═════ Collected material

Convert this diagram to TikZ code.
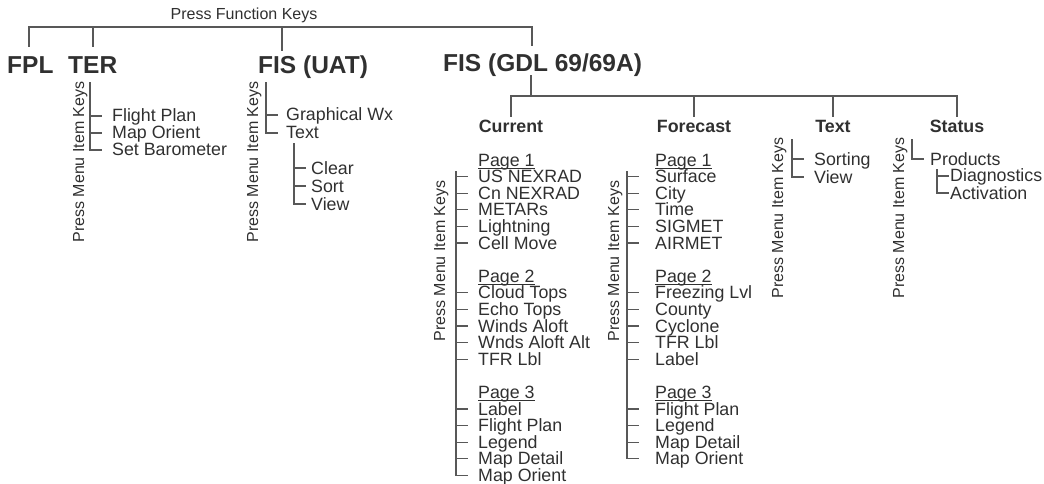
\documentclass[tikz,border=0pt]{standalone}
\usepackage{fontspec}
\setmainfont{Liberation Sans}
\definecolor{txtc}{HTML}{303030}
\definecolor{lnc}{HTML}{585858}
\begin{document}
\begin{tikzpicture}[x=1pt,y=-1pt,
  ln/.style={draw=lnc,line width=1.3pt,line cap=rect},
  ul/.style={draw=txtc,line width=0.9pt},
  title/.style={inner sep=0,anchor=base west,text=txtc,font=\fontsize{24.5}{24.5}\selectfont\bfseries},
  sub/.style={inner sep=0,anchor=base,text=txtc,font=\fontsize{17.8}{17.8}\selectfont\bfseries,text height=13pt,text depth=0pt},
  item/.style={inner sep=0,anchor=west,text=txtc,font=\fontsize{17.8}{17.8}\selectfont,text height=13pt,text depth=1pt},
  rot/.style={inner sep=0,anchor=base,rotate=90,text=txtc,font=\fontsize{16}{16}\selectfont},
  top/.style={inner sep=0,anchor=base,text=txtc,font=\fontsize{16}{16}\selectfont},
]
\useasboundingbox (0,0) rectangle (1044,484);

% top level
\node[top] (pfk) at (244,20) {Press Function Keys};
\node[title] (fpl) at (7,74) {FPL};
\node[title] (ter) at (68,74) {TER};
\node[title] (uat) at (258,74) {FIS (UAT)};
\node[title] (gdl) at (443,72) {FIS (GDL 69/69A)};
\coordinate (tl) at (29,27);
\coordinate (tr) at (532,27);
\coordinate (d1) at (29,46);
\coordinate (d2) at (93,46);
\coordinate (d3) at (282,50);
\coordinate (d4) at (532,45);
\draw[ln] (tl) -- (tr);
\foreach \d in {d1,d2,d3,d4} \draw[ln] (\d |- tl) -- (\d);

% TER column
\node[rot] (terk) at (84,162) {Press Menu Item Keys};
\coordinate (terbar) at (90,83);
\node[item] (t1) at (112,116) {Flight Plan};
\node[item] (t2) at (112,133) {Map Orient};
\node[item] (t3) at (112,150) {Set Barometer};
\draw[ln] (terbar) -- (terbar |- t3.west);
\foreach \n in {t1,t2,t3} \draw[ln] (terbar |- \n.west) -- ++(11,0);

% FIS (UAT) column
\node[rot] (uatk) at (258,162) {Press Menu Item Keys};
\coordinate (uatbar) at (266,83);
\node[item] (u1) at (286,115) {Graphical Wx};
\node[item] (u2) at (286,133) {Text};
\draw[ln] (uatbar) -- (uatbar |- u2.west);
\foreach \n in {u1,u2} \draw[ln] (uatbar |- \n.west) -- ++(11,0);
\coordinate (uatsub) at (294,144);
\node[item] (u3) at (311,168) {Clear};
\node[item] (u4) at (311,186) {Sort};
\node[item] (u5) at (311,204) {View};
\draw[ln] (uatsub) -- (uatsub |- u5.west);
\foreach \n in {u3,u4,u5} \draw[ln] (uatsub |- \n.west) -- ++(11,0);

% GDL tree
\coordinate (gdrop) at (531,76);
\coordinate (gbar) at (0,96);
\node[sub] (cur) at (511,133) {Current};
\node[sub] (fc) at (694,133) {Forecast};
\node[sub] (txt) at (833,133) {Text};
\node[sub] (st) at (957,133) {Status};
\draw[ln] (gdrop) -- (gdrop |- gbar);
\draw[ln] (cur.north |- gbar) -- (st.north |- gbar);
\foreach \n in {cur,fc,txt,st} \draw[ln] (\n.north |- gbar) -- ([yshift=3pt]\n.north);

% Current column
\node[rot] (curk) at (445,261) {Press Menu Item Keys};
\coordinate (cbar) at (456,172);
\foreach \r/\t in {0/Page 1,7/Page 2,14/Page 3} {
  \node[item] (ch\r) at (478,{160+\r*16.6}) {\t};
  \draw[ul] ([yshift=-1pt]ch\r.south west) -- ([yshift=-1pt]ch\r.south east);
}
\foreach \r/\t in {1/US NEXRAD,2/Cn NEXRAD,3/METARs,4/Lightning,5/Cell Move,
  8/Cloud Tops,9/Echo Tops,10/Winds Aloft,11/Wnds Aloft Alt,12/TFR Lbl,
  15/Label,16/Flight Plan,17/Legend,18/Map Detail,19/Map Orient} {
  \node[item] (c\r) at (478,{160+\r*16.6}) {\t};
  \draw[ln] (cbar |- c\r.west) -- ++(11,0);
}
\draw[ln] (cbar) -- (cbar |- c19.west);

% Forecast column
\node[rot] (fck) at (619,261) {Press Menu Item Keys};
\coordinate (fbar) at (627,172);
\foreach \r/\t in {0/Page 1,7/Page 2,14/Page 3} {
  \node[item] (fh\r) at (655,{160+\r*16.6}) {\t};
  \draw[ul] ([yshift=-1pt]fh\r.south west) -- ([yshift=-1pt]fh\r.south east);
}
\foreach \r/\t in {1/Surface,2/City,3/Time,4/SIGMET,5/AIRMET,
  8/Freezing Lvl,9/County,10/Cyclone,11/TFR Lbl,12/Label,
  15/Flight Plan,16/Legend,17/Map Detail,18/Map Orient} {
  \node[item] (f\r) at (655,{160+\r*16.6}) {\t};
  \draw[ln] (fbar |- f\r.west) -- ++(11,0);
}
\draw[ln] (fbar) -- (fbar |- f18.west);

% Text column
\node[rot] (txk) at (783,218) {Press Menu Item Keys};
\coordinate (xbar) at (792,140);
\node[item] (x1) at (814,159) {Sorting};
\node[item] (x2) at (814,177) {View};
\draw[ln] (xbar) -- (xbar |- x2.west);
\foreach \n in {x1,x2} \draw[ln] (xbar |- \n.west) -- ++(11,0);

% Status column
\node[rot] (stk) at (904,218) {Press Menu Item Keys};
\coordinate (sbar) at (912,140);
\node[item] (s1) at (930,159) {Products};
\draw[ln] (sbar) -- (sbar |- s1.west) -- ++(11,0);
\coordinate (ssub) at (937,170);
\node[item] (s2) at (950,176) {Diagnostics};
\node[item] (s3) at (950,193) {Activation};
\draw[ln] (ssub) -- (ssub |- s3.west);
\foreach \n in {s2,s3} \draw[ln] (ssub |- \n.west) -- ++(11,0);
\end{tikzpicture}
\end{document}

══════════

[Task description]
Reproduce the material above verbatim; omit every picture.

[Complete response]
Convert this diagram to TikZ code.
\documentclass[tikz,border=0pt]{standalone}
\usepackage{fontspec}
\setmainfont{Liberation Sans}
\definecolor{txtc}{HTML}{303030}
\definecolor{lnc}{HTML}{585858}
\begin{document}
\begin{tikzpicture}[x=1pt,y=-1pt,
  ln/.style={draw=lnc,line width=1.3pt,line cap=rect},
  ul/.style={draw=txtc,line width=0.9pt},
  title/.style={inner sep=0,anchor=base west,text=txtc,font=\fontsize{24.5}{24.5}\selectfont\bfseries},
  sub/.style={inner sep=0,anchor=base,text=txtc,font=\fontsize{17.8}{17.8}\selectfont\bfseries,text height=13pt,text depth=0pt},
  item/.style={inner sep=0,anchor=west,text=txtc,font=\fontsize{17.8}{17.8}\selectfont,text height=13pt,text depth=1pt},
  rot/.style={inner sep=0,anchor=base,rotate=90,text=txtc,font=\fontsize{16}{16}\selectfont},
  top/.style={inner sep=0,anchor=base,text=txtc,font=\fontsize{16}{16}\selectfont},
]
\useasboundingbox (0,0) rectangle (1044,484);

% top level
\node[top] (pfk) at (244,20) {Press Function Keys};
\node[title] (fpl) at (7,74) {FPL};
\node[title] (ter) at (68,74) {TER};
\node[title] (uat) at (258,74) {FIS (UAT)};
\node[title] (gdl) at (443,72) {FIS (GDL 69/69A)};
\coordinate (tl) at (29,27);
\coordinate (tr) at (532,27);
\coordinate (d1) at (29,46);
\coordinate (d2) at (93,46);
\coordinate (d3) at (282,50);
\coordinate (d4) at (532,45);
\draw[ln] (tl) -- (tr);
\foreach \d in {d1,d2,d3,d4} \draw[ln] (\d |- tl) -- (\d);

% TER column
\node[rot] (terk) at (84,162) {Press Menu Item Keys};
\coordinate (terbar) at (90,83);
\node[item] (t1) at (112,116) {Flight Plan};
\node[item] (t2) at (112,133) {Map Orient};
\node[item] (t3) at (112,150) {Set Barometer};
\draw[ln] (terbar) -- (terbar |- t3.west);
\foreach \n in {t1,t2,t3} \draw[ln] (terbar |- \n.west) -- ++(11,0);

% FIS (UAT) column
\node[rot] (uatk) at (258,162) {Press Menu Item Keys};
\coordinate (uatbar) at (266,83);
\node[item] (u1) at (286,115) {Graphical Wx};
\node[item] (u2) at (286,133) {Text};
\draw[ln] (uatbar) -- (uatbar |- u2.west);
\foreach \n in {u1,u2} \draw[ln] (uatbar |- \n.west) -- ++(11,0);
\coordinate (uatsub) at (294,144);
\node[item] (u3) at (311,168) {Clear};
\node[item] (u4) at (311,186) {Sort};
\node[item] (u5) at (311,204) {View};
\draw[ln] (uatsub) -- (uatsub |- u5.west);
\foreach \n in {u3,u4,u5} \draw[ln] (uatsub |- \n.west) -- ++(11,0);

% GDL tree
\coordinate (gdrop) at (531,76);
\coordinate (gbar) at (0,96);
\node[sub] (cur) at (511,133) {Current};
\node[sub] (fc) at (694,133) {Forecast};
\node[sub] (txt) at (833,133) {Text};
\node[sub] (st) at (957,133) {Status};
\draw[ln] (gdrop) -- (gdrop |- gbar);
\draw[ln] (cur.north |- gbar) -- (st.north |- gbar);
\foreach \n in {cur,fc,txt,st} \draw[ln] (\n.north |- gbar) -- ([yshift=3pt]\n.north);

% Current column
\node[rot] (curk) at (445,261) {Press Menu Item Keys};
\coordinate (cbar) at (456,172);
\foreach \r/\t in {0/Page 1,7/Page 2,14/Page 3} {
  \node[item] (ch\r) at (478,{160+\r*16.6}) {\t};
  \draw[ul] ([yshift=-1pt]ch\r.south west) -- ([yshift=-1pt]ch\r.south east);
}
\foreach \r/\t in {1/US NEXRAD,2/Cn NEXRAD,3/METARs,4/Lightning,5/Cell Move,
  8/Cloud Tops,9/Echo Tops,10/Winds Aloft,11/Wnds Aloft Alt,12/TFR Lbl,
  15/Label,16/Flight Plan,17/Legend,18/Map Detail,19/Map Orient} {
  \node[item] (c\r) at (478,{160+\r*16.6}) {\t};
  \draw[ln] (cbar |- c\r.west) -- ++(11,0);
}
\draw[ln] (cbar) -- (cbar |- c19.west);

% Forecast column
\node[rot] (fck) at (619,261) {Press Menu Item Keys};
\coordinate (fbar) at (627,172);
\foreach \r/\t in {0/Page 1,7/Page 2,14/Page 3} {
  \node[item] (fh\r) at (655,{160+\r*16.6}) {\t};
  \draw[ul] ([yshift=-1pt]fh\r.south west) -- ([yshift=-1pt]fh\r.south east);
}
\foreach \r/\t in {1/Surface,2/City,3/Time,4/SIGMET,5/AIRMET,
  8/Freezing Lvl,9/County,10/Cyclone,11/TFR Lbl,12/Label,
  15/Flight Plan,16/Legend,17/Map Detail,18/Map Orient} {
  \node[item] (f\r) at (655,{160+\r*16.6}) {\t};
  \draw[ln] (fbar |- f\r.west) -- ++(11,0);
}
\draw[ln] (fbar) -- (fbar |- f18.west);

% Text column
\node[rot] (txk) at (783,218) {Press Menu Item Keys};
\coordinate (xbar) at (792,140);
\node[item] (x1) at (814,159) {Sorting};
\node[item] (x2) at (814,177) {View};
\draw[ln] (xbar) -- (xbar |- x2.west);
\foreach \n in {x1,x2} \draw[ln] (xbar |- \n.west) -- ++(11,0);

% Status column
\node[rot] (stk) at (904,218) {Press Menu Item Keys};
\coordinate (sbar) at (912,140);
\node[item] (s1) at (930,159) {Products};
\draw[ln] (sbar) -- (sbar |- s1.west) -- ++(11,0);
\coordinate (ssub) at (937,170);
\node[item] (s2) at (950,176) {Diagnostics};
\node[item] (s3) at (950,193) {Activation};
\draw[ln] (ssub) -- (ssub |- s3.west);
\foreach \n in {s2,s3} \draw[ln] (ssub |- \n.west) -- ++(11,0);
\end{tikzpicture}
\end{document}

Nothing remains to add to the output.